Sant’Elia passava i so’ jurnati inta ‘na capanna subba ra montagna ca domina Palmi. Campava contento d’i preghieri a nostru Signuri, e u Signuri u ringraziava donandoci l’acqua, i frutti, e chiru mari randi, bellu, ca i undi si girava e si votava ce l’avia davanti all’occhi.
Nu jornu, i ru sentieru ca portava a Barritteri, ci parvi i vidiri na figura strana, nìgura, cu nu saccu grossu e pesanti ‘nti mani, ca quasi quasi ‘un c’ha faciva a ru portari.
“Sant’Elì, buongiorno”
“Cu siti?”
“U diavulu”
“Ah, u diavulu…e chi voliti?”
Sant’Elia aru Diavulu ‘nci fici ‘mpressioni, a chiru esseri immondu ‘un c’era mai capitatu unu ca u’ssi spagnava d’a sua voci, d’a so’ figura, figurati unu cumu a Sant’Elia ca ‘on si riggiva mancu subba i so’ gambi tantu era gracilino.

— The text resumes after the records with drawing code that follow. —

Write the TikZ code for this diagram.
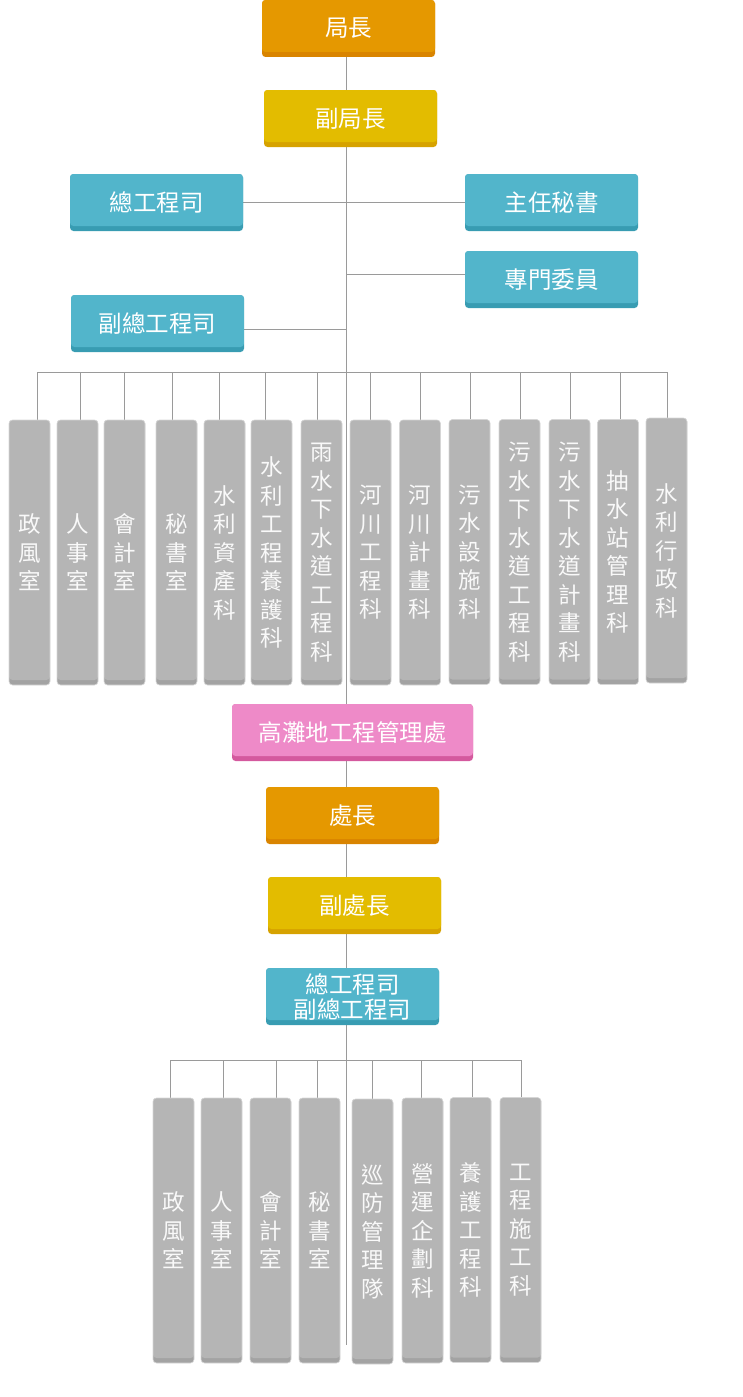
\documentclass[tikz,border=0pt]{standalone}
\usepackage{fontspec}
\newfontfamily\cjk{Noto Sans CJK TC}
\usetikzlibrary{calc}
\definecolor{orgL}{HTML}{E59800}
\definecolor{orgD}{HTML}{D98400}
\definecolor{yelL}{HTML}{E3BC00}
\definecolor{yelD}{HTML}{D6A200}
\definecolor{teaL}{HTML}{52B5CB}
\definecolor{teaD}{HTML}{389CB2}
\definecolor{pnkL}{HTML}{EE8AC8}
\definecolor{pnkD}{HTML}{D4599E}
\definecolor{gryL}{HTML}{B5B5B5}
\definecolor{gryD}{HTML}{A3A3A3}
\definecolor{gryE}{HTML}{D6D6D6}
\definecolor{lineC}{HTML}{9A9A9A}
\pgfdeclarelayer{bg}
\pgfsetlayers{bg,main}
\tikzset{
  box/.style 2 args={rounded corners=3.5pt, inner sep=0pt, fill=#2, text=white, align=center,
    path picture={\fill[#1] ([yshift=5pt]path picture bounding box.south west) rectangle (path picture bounding box.north east);}},
  wide/.style={minimum width=173pt, minimum height=57pt, font=\cjk\fontsize{23.5}{25}\selectfont},
  col/.style={box={gryL}{gryD}, minimum width=41pt, minimum height=265pt, draw=gryE, line width=0.6pt,
    font=\cjk\fontsize{22.5}{28.5}\selectfont, text=white!95!gray},
  conn/.style={draw=lineC, line width=0.9pt},
}
\begin{document}
\begin{tikzpicture}[x=1pt,y=-1pt]
\useasboundingbox (0,0) rectangle (743,1397);
% top management
\node[wide, box={orgL}{orgD}] (ju) at (348.5,28.5) {局長};
\node[wide, box={yelL}{yelD}] (fuju) at (350.5,118.5) {副局長};
\node[wide, box={teaL}{teaD}] (zong) at (156.5,202.5) {總工程司};
\node[wide, box={teaL}{teaD}] (zhu) at (551.5,202.5) {主任秘書};
\node[wide, box={teaL}{teaD}] (zhuan) at (551.5,279.5) {專門委員};
\node[wide, box={teaL}{teaD}] (fuzong) at (157.5,323.5) {副總工程司};
% upper columns
\node[col] (u1) at (29.5,552.5) {政\\風\\室};
\node[col] (u2) at (77.5,552.5) {人\\事\\室};
\node[col] (u3) at (124.5,552.5) {會\\計\\室};
\node[col] (u4) at (176.5,552.5) {秘\\書\\室};
\node[col] (u5) at (224.5,552.5) {水\\利\\資\\產\\科};
\node[col] (u6) at (271.5,552.5) {水\\利\\工\\程\\養\\護\\科};
\node[col] (u7) at (321.5,552.5) {雨\\水\\下\\水\\道\\工\\程\\科};
\node[col] (u8) at (370.5,552.5) {河\\川\\工\\程\\科};
\node[col] (u9) at (420,552.5) {河\\川\\計\\畫\\科};
\node[col] (u10) at (469.5,552) {污\\水\\設\\施\\科};
\node[col] (u11) at (519.5,552) {污\\水\\下\\水\\道\\工\\程\\科};
\node[col] (u12) at (569.5,552) {污\\水\\下\\水\\道\\計\\畫\\科};
\node[col] (u13) at (618,552) {抽\\水\\站\\管\\理\\科};
\node[col] (u14) at (666.5,550.5) {水\\利\\行\\政\\科};
% lower management
\node[wide, box={pnkL}{pnkD}, minimum width=241pt] (gao) at (352.5,732.5) {高灘地工程管理處};
\node[wide, box={orgL}{orgD}] (chu) at (352.5,815.5) {處長};
\node[wide, box={yelL}{yelD}] (fuchu) at (354.5,905.5) {副處長};
\node[wide, box={teaL}{teaD}] (zfz) at (352.5,996.5) {總工程司\\副總工程司};
% lower columns
\node[col] (l1) at (173.5,1230.5) {政\\風\\室};
\node[col] (l2) at (221.5,1230.5) {人\\事\\室};
\node[col] (l3) at (270.5,1230.5) {會\\計\\室};
\node[col] (l4) at (319.5,1230.5) {秘\\書\\室};
\node[col] (l5) at (372.5,1231.5) {巡\\防\\管\\理\\隊};
\node[col] (l6) at (422.5,1230.5) {營\\運\\企\\劃\\科};
\node[col] (l7) at (470.5,1230) {養\\護\\工\\程\\科};
\node[col] (l8) at (520.5,1230) {工\\程\\施\\工\\科};
% coordinates
\coordinate (s) at (346,0);
\coordinate (s2) at (346.7,0);
\coordinate (end2) at (346.7,1345);
\coordinate (zw) at ([yshift=5.5pt]zhuan.west);
\coordinate (fw) at ([yshift=-6pt]fuzong.east);
\foreach \i/\x in {1/37.4,2/80.6,3/124.6,4/172.5,5/219.4,6/265.4,7/317.5,8/370.1,9/420.4,10/470.6,11/520.4,12/570.6,13/620.4,14/667.8}
  \coordinate (d\i) at (\x,372);
\foreach \i/\x in {1/170.3,2/223.3,3/276.3,4/317.3,5/372.3,6/421.3,7/472.3,8/521.7}
  \coordinate (e\i) at (\x,1060);
\begin{pgfonlayer}{bg}
  \draw[conn] (ju.south -| s) -- (gao.north -| s);
  \draw[conn] (zong.east) -- (zhu.west);
  \draw[conn] (zw) -- (zw -| s);
  \draw[conn] (fw) -- (fw -| s);
  \draw[conn] (d1) -- (d14);
  \foreach \i in {1,...,14} \draw[conn] (d\i) -- (d\i |- u\i.north);
  \draw[conn] (gao.south -| s2) -- (end2);
  \draw[conn] (e1) -- (e8);
  \foreach \i in {1,...,8} \draw[conn] (e\i) -- (e\i |- l\i.north);
\end{pgfonlayer}
\end{tikzpicture}
\end{document}
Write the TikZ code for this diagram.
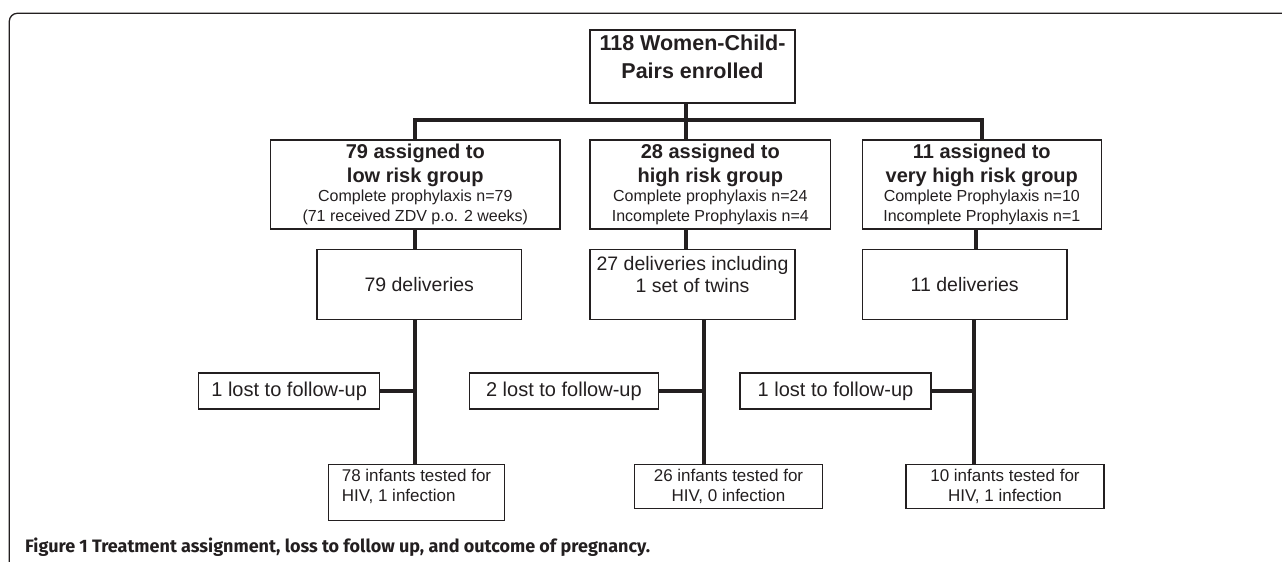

“Aju truvatu ‘sti denari ‘nta nu casulari d’i parti i Seminara, e cu ‘sti denari mi vulia fari nu monasteru, nu monasteru ‘ppi mmia, ‘cca adduvi siti vui.”
“Ccà? Ccà ci sugnu sulu ieu, chi ‘ndaviti a fari ‘cca?”
U diavulu iaprì chiru saccu, e solo iaprendulu ci cattaru cinqu monete tantu era ‘cchinu. Sant’Elia i ‘vardau, pigghiau ru saccu e ru jettau tuttu pe ssutta a’ muntagna, cu ri monete ca manu a manu diventavano pezzi i carbuni.
“Cu vvuj ‘un ci vogghiu aviri nenti a cchi fari. Iativinni.”
U diavulu strambò, pigghiau ru saccu menzu vuoto e si ‘ndi jiu, ma sulu per nu jornu. Comu u putiva convinciri a Sant’Elia mi ‘nci lassa ra muntagna p’u so’ munasteru?
U jornu appressu si presentau.
“Tornasti? ‘On t’a dugnu a’ montagna”
“Pari ca teni fame. Càlati ‘ncuna cosa”
U diavulu ‘nci fici truvari na tavola imbandita con ogni ben di Dio, cacio, vinu, olive, persinu nu paru i cannoli pigghiati a Cefalù.
“Mangiatilli tu, ca ti viu n’antìa sciupatu” nci risposi Sant’Elia.
U diavulu, esasperato, si ‘ndi tornò arretu, ma arrivatu a Solano ‘nci vinni in mente n’idea:
“L’omu poti resistiri a dui cannoli, ma a ‘na bella figghiola ‘nzammà!”
U diavulu si trasformau inta ‘na figghiola bellissima, janca e splendente comu a’ luci d’u suli a menzujornu, sulu l’occhi ‘on riuscì a cangiari.
Si presentau poco dopo aru Santu, assittatu subba ‘nu scogliu a lejiri a Bibbia.
“Sant’Elì, vi pozzu disturbari?” ‘nci chiesi a’ signorina.
“Dicitimi”
“Pozzu farvi compagnia?”
Sant’Elia fici pi ss’avvicinari ara figghiola, quannu vitti nu focu ‘nta l’occhi so’. Capì ca ru diavulu era turnatu, ed essendosi scasciato bellamente i cugghiuni i tutta st’insistenza ‘nci jettau nu scaffu talmente forte ca ‘nci mancau pocu mi finiva ‘ntu mari. E mentri ‘nci jettava ‘ncoddu tutti ri pietre ca ‘na vota erano i so’ denari, ‘nci gridava:
“Vattini, vattinni d’a casa mia, vattinni i ‘sta terra. Lassala stari, lassala stari Palmi mia, lassa stari tutta sta terra ca vidi i’ sta muntagna, lassa stari Nicotera, Taurianova e Milazzo, vattinni fora da stu munnu, malidittu a ttia!”
U diavulu, ca si scantau forte i chiru piccolo santu, trovau ‘na roccia ca cadìa dritta ‘nto mari, zumpau lassannu subba a roccia ru signu ri so' zampi e, spiegando i so’ ali di pipistrello, fujìu via, lontano da lì, jettandusi drittu drittu ‘nta na piccola isola, Stromboli, i undi ‘un niscìu cchiù nenti se non u so’ focu e ru fumu r’a so pipa, consumata pensannu a chiru santareddu gracile gracile ca l'avìa sconfittu.


Panoramica dal monte Sant'Elia a Palmi (RC), in basso a sinistra il punto dove si trova realmente la Pietra del Diavolo, il macigno dove sono rimaste impresse le orme del diavolo raccontate dalla leggenda liberamente interpretata qui sopra.